Rolls-Royce to buy out JV partner in Birmingham-based AEC

ROLLS-ROYCE has announced it is to buy out its joint venture partner – Goodrich Corporation – in Birmingham-based Aero Engine Controls.

The deal – for an undisclosed sum – will see the aero engine manufacturer acquire the 50% of shares it does not already own in the business.

The move had been expected due to the impending acquisition of Goodrich by US-based United Technologies Corp.

AEC was established in January 2009 to combine the engine controls businesses of the two companies. Planning permission for a new £60m advanced manufacturing and technology facility at Birmingham Business Park was approved last month.

The joint venture principally designs and manufactures engine control systems including electronic engine controllers, fuel pumps and fuel metering units for a wide range of Rolls-Royce engines and for a number of other programmes.

It has awarded contracts worth around £14m with West Midlands-based component suppliers.

Engine control systems play an increasingly important part in enhancing the fuel efficiency and overall performance of modern jet engines. Rolls-Royce said the acquisition would give it full ownership of a critical capability that confers competitive advantage.

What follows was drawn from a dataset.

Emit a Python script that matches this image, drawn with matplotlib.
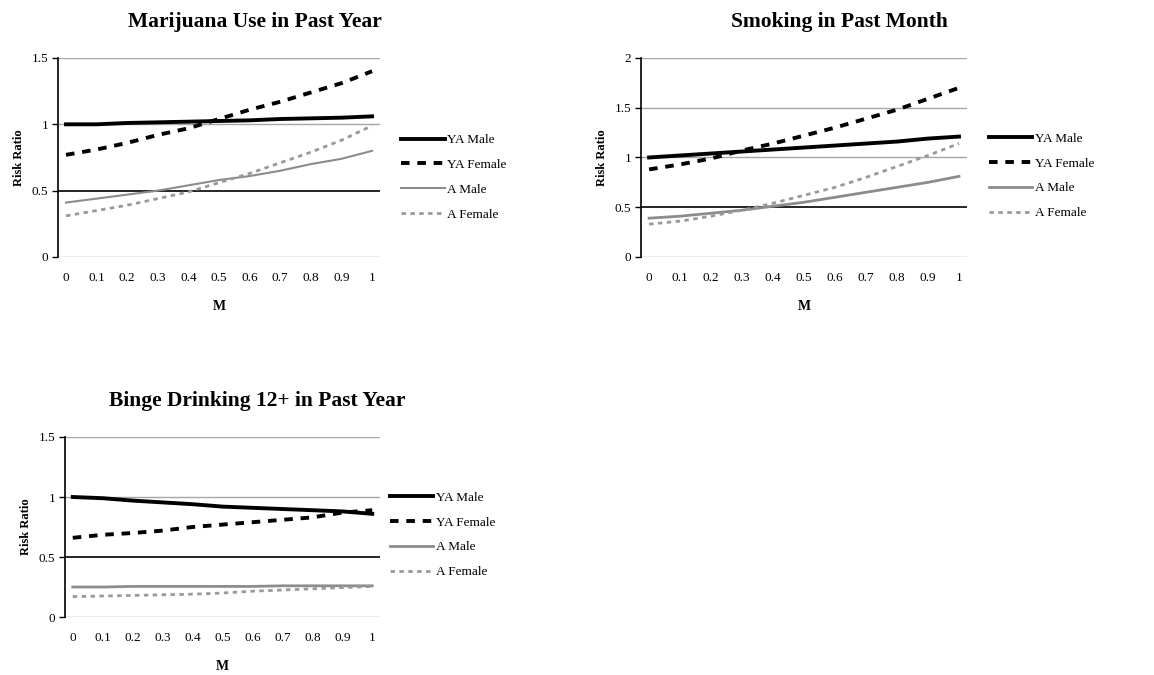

AEC employs around 1,400 people – 1,100 of which are due to work in the new Birmingham facility once it is completed in 2014. It is currently operating from a base in Hall Green and in addition to this, it has operations in Derby, Belfast and Indianapolis.

In a statement, Rolls-Royce said: “The transaction has been agreed with United Technologies Corp (UTC), which is in the process of acquiring Goodrich. The acquisition of the remainder of the shares in AEC by Rolls-Royce will only proceed once the acquisition of Goodrich by UTC is complete and once any necessary antitrust approvals are obtained.

“The transaction will have no material impact for Rolls-Royce on the current year’s financial performance.”

Aero Engine Controls was designed as a break-even business and its pre-tax profit at December 31, 2011 was £0.2m.

Rolls-Royce said the cost of the acquisition would be a cash amount determined by 50% of the audited net asset value of AEC once the acquisition of Goodrich by UTC is complete. For illustrative purposes, at the end of 2011, AEC had gross assets of £116m and net assets of £8m.

In addition Rolls-Royce will assume full responsibility for AEC’s external debt of c £54m at the end of 2011 as well as AEC’s defined benefit pension scheme, which had a c £1m deficit at the end of 2011.